Exploratory question: what is the relationship between the presence of obsidian in sites and the proximity to rivers in the Callalli area?
We will use the “Obsidian by Site” table you created in Lab 2.
Recall that this table aggregated lithic locus data to by site in order to compare the density of obsidian and non-obsidian by site.
There are numerous ways to calculate distances in Arcmap. We will explore two methods today.

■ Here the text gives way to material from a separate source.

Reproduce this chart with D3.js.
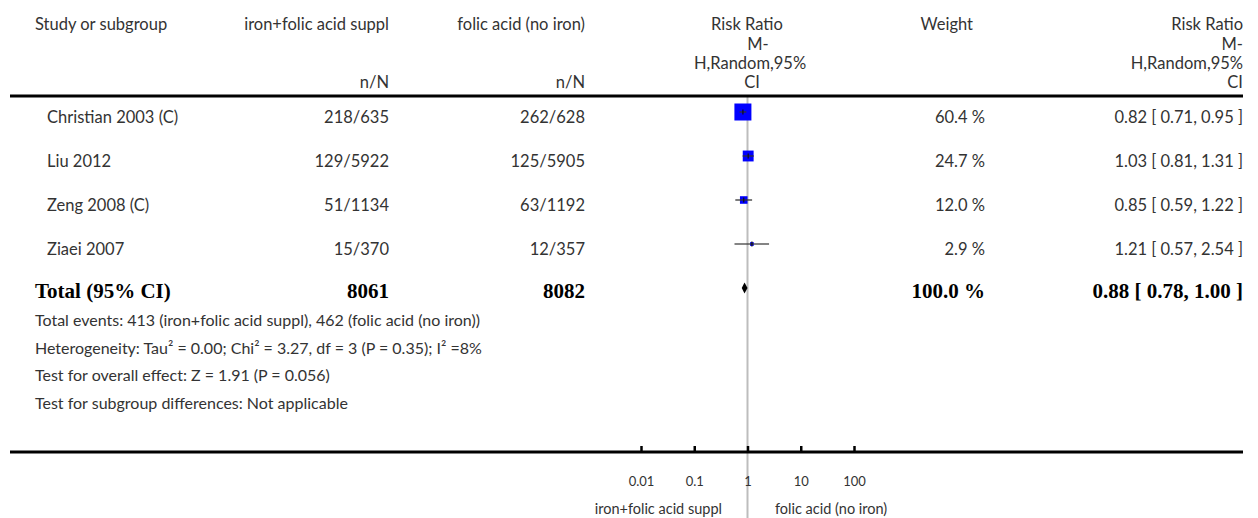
<!DOCTYPE html>
<html><head><meta charset="utf-8">
<script src="https://cdn.jsdelivr.net/npm/d3@7"></script>
<style>
html,body{margin:0;padding:0;background:#fff;}
svg{display:block;}
text{font-family:Lato,"Open Sans",sans-serif;fill:#333;}
.b{font-family:"Liberation Serif","DejaVu Serif",serif;font-weight:bold;fill:#000;}
</style></head><body>
<script>
const studies = ["Christian 2003 (C)", "Liu 2012", "Zeng 2008 (C)", "Ziaei 2007"];
const expEvents = [218, 129, 51, 15];
const expTotal = [635, 5922, 1134, 370];
const ctrlEvents = [262, 125, 63, 12];
const ctrlTotal = [628, 5905, 1192, 357];
const weights = [60.4, 24.7, 12.0, 2.9];
const rr = [0.82, 1.03, 0.85, 1.21];
const rrLow = [0.71, 0.81, 0.59, 0.57];
const rrHigh = [0.95, 1.31, 1.22, 2.54];
const totalLabel = "Total (95% CI)";
const totalExpN = 8061, totalCtrlN = 8082, totalWeight = 100.0;
const totalRR = 0.88, totalLow = 0.78, totalHigh = 1.00;
const expName = "iron+folic acid suppl";
const ctrlName = "folic acid (no iron)";
const tickValues = [0.01, 0.1, 1, 10, 100];
const tickLabels = ["0.01", "0.1", "1", "10", "100"];
const footnotes = [
  "Total events: 413 (iron+folic acid suppl), 462 (folic acid (no iron))",
  "Heterogeneity: Tau² = 0.00; Chi² = 3.27, df = 3 (P = 0.35); I² =8%",
  "Test for overall effect: Z = 1.91 (P = 0.056)",
  "Test for subgroup differences: Not applicable"
];

const W = 1258, H = 518;
const svg = d3.select("body").append("svg").attr("width", W).attr("height", H);
const x = d3.scaleLog().domain([0.01, 100]).range([641, 854]);
const y = d3.scalePoint().domain(d3.range(studies.length + 1)).range([112, 288]);
const box = d3.scaleSqrt().domain([0, 60.4]).range([0, 17]);
const fs = 16.5;
const fmt2 = d3.format(".2f");

// reference line
svg.append("line").attr("x1", x(1)).attr("x2", x(1)).attr("y1", 96).attr("y2", 518)
  .attr("stroke", "#bdbdbd").attr("stroke-width", 2);

// headers
const hdr = svg.append("g").attr("font-size", fs);
hdr.append("text").attr("x", 35).attr("y", 30).text("Study or subgroup");
hdr.append("text").attr("x", 389).attr("y", 30).attr("text-anchor", "end").text(expName);
hdr.append("text").attr("x", 585).attr("y", 30).attr("text-anchor", "end").text(ctrlName);
hdr.append("text").attr("x", 389).attr("y", 88).attr("text-anchor", "end").text("n/N");
hdr.append("text").attr("x", 585).attr("y", 88).attr("text-anchor", "end").text("n/N");
const rrLines = [["Risk Ratio", 747, 30], ["M-", 758, 50], ["H,Random,95%", 750, 69], ["CI", 752, 88]];
rrLines.forEach(d => hdr.append("text").attr("x", d[1]).attr("y", d[2]).attr("text-anchor", "middle").text(d[0]));
hdr.append("text").attr("x", 973).attr("y", 30).attr("text-anchor", "end").text("Weight");
rrLines.forEach(d => hdr.append("text").attr("x", 1243).attr("y", d[2]).attr("text-anchor", "end").text(d[0]));

// rules
svg.append("line").attr("x1", 10).attr("x2", 1243).attr("y1", 96).attr("y2", 96).attr("stroke", "#000").attr("stroke-width", 3);
svg.append("line").attr("x1", 10).attr("x2", 1243).attr("y1", 452).attr("y2", 452).attr("stroke", "#000").attr("stroke-width", 3);

// study rows
const rows = svg.append("g").attr("font-size", fs);
studies.forEach((s, i) => {
  const ty = y(i) + 11;
  rows.append("text").attr("x", 47).attr("y", ty).text(s);
  rows.append("text").attr("x", 389).attr("y", ty).attr("text-anchor", "end").text(expEvents[i] + "/" + expTotal[i]);
  rows.append("text").attr("x", 585).attr("y", ty).attr("text-anchor", "end").text(ctrlEvents[i] + "/" + ctrlTotal[i]);
  rows.append("text").attr("x", 985).attr("y", ty).attr("text-anchor", "end").text(d3.format(".1f")(weights[i]) + " %");
  rows.append("text").attr("x", 1243).attr("y", ty).attr("text-anchor", "end")
    .text(fmt2(rr[i]) + " [ " + fmt2(rrLow[i]) + ", " + fmt2(rrHigh[i]) + " ]");
  const b = box(weights[i]);
  svg.append("rect").attr("x", x(rr[i]) - b / 2).attr("y", y(i) - b / 2).attr("width", b).attr("height", b).attr("fill", "#0000ff");
  svg.append("line").attr("x1", x(rrLow[i])).attr("x2", x(rrHigh[i])).attr("y1", y(i)).attr("y2", y(i))
    .attr("stroke", "#333").attr("stroke-opacity", 0.8).attr("stroke-width", 1.6);
  svg.append("line").attr("x1", x(rr[i])).attr("x2", x(rr[i])).attr("y1", y(i) - 2.5).attr("y2", y(i) + 2.5)
    .attr("stroke", "#111").attr("stroke-width", 1.2);
});

// total row
const ti = studies.length;
const tY = y(ti);
const tb = svg.append("g").attr("font-size", 21);
tb.append("text").attr("class", "b").attr("x", 35).attr("y", tY + 10).text(totalLabel);
tb.append("text").attr("class", "b").attr("x", 389).attr("y", tY + 10).attr("text-anchor", "end").text(totalExpN);
tb.append("text").attr("class", "b").attr("x", 585).attr("y", tY + 10).attr("text-anchor", "end").text(totalCtrlN);
tb.append("text").attr("class", "b").attr("x", 985).attr("y", tY + 10).attr("text-anchor", "end").text(d3.format(".1f")(totalWeight) + " %");
tb.append("text").attr("class", "b").attr("x", 1243).attr("y", tY + 10).attr("text-anchor", "end")
  .text(fmt2(totalRR) + " [ " + fmt2(totalLow) + ", " + fmt2(totalHigh) + " ]");
svg.append("path").attr("fill", "#000")
  .attr("d", d3.line()([[x(totalLow), tY], [x(totalRR), tY - 5.5], [x(totalHigh), tY], [x(totalRR), tY + 5.5]]) + "Z");

// footnotes
const fn = svg.append("g").attr("font-size", 16);
footnotes.forEach((t, i) => fn.append("text").attr("x", 35).attr("y", 326 + i * 27.5).text(t));

// axis
const axis = d3.axisBottom(x).tickValues(tickValues).tickFormat((d, i) => tickLabels[i])
  .tickSize(-6).tickPadding(25);
const ag = svg.append("g").attr("transform", "translate(0,452)").call(axis);
ag.select(".domain").remove();
ag.selectAll(".tick line").attr("stroke", "#000").attr("stroke-width", 2.5);
ag.selectAll(".tick text").attr("font-family", "Lato,sans-serif").attr("font-size", 13).attr("fill", "#333");
svg.append("text").attr("x", 722).attr("y", 514).attr("text-anchor", "end").attr("font-size", 14.5).text(expName);
svg.append("text").attr("x", 775).attr("y", 514).attr("font-size", 14.5).text(ctrlName);
</script>
</body></html>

The Obsidian_By_Site table is a-spatial so you have to Join that table to a spatial table. Let’s use All_ArchID because we know that every value in the Obsidian_By_Site table will have an entry in the All_ArchID point file (can you think of any problems with using points instead of site Polygons for this analysis?)
- Obsidian_By_Site table
Now we need to know where these features fall with respect to the hydro buffers layer underneath it. Use the toolbox Analysis Tools > Overlay > Identity… to compile all the attributes from the two layers into a point layer.
Use All_ArchID as the Input Feature and HydroBuff as the Identity feature. Click OK.
Look in the attribute table of All_ArchID_Identity” and notice you have a DISTANCE field (distance from river, by buffer class) and Site_Sum_Obsidian. These results could be explored numerically (is there a meaningful relationship?), or they could be symbolized together.
What if you want to know the actual distance in meters between a point and the river, and not the grouped buffer class of these distances? For this we need to use the Raster data model (continuous values).
What happened? Zoom to Layer of the output layer (EucDist_hydr2).
Look carefully at the classes produced. Those are JUST for visualization.
Have a careful look at the a-spatial output table (by default its called zstat) and see if you understand the results.
Note that the Value field is ArchID. That means you can use a Join to connect All_ArchID to the zstat table and connect the output table to spatial locations through that join.
Again, these can be symbolized or explored numerically.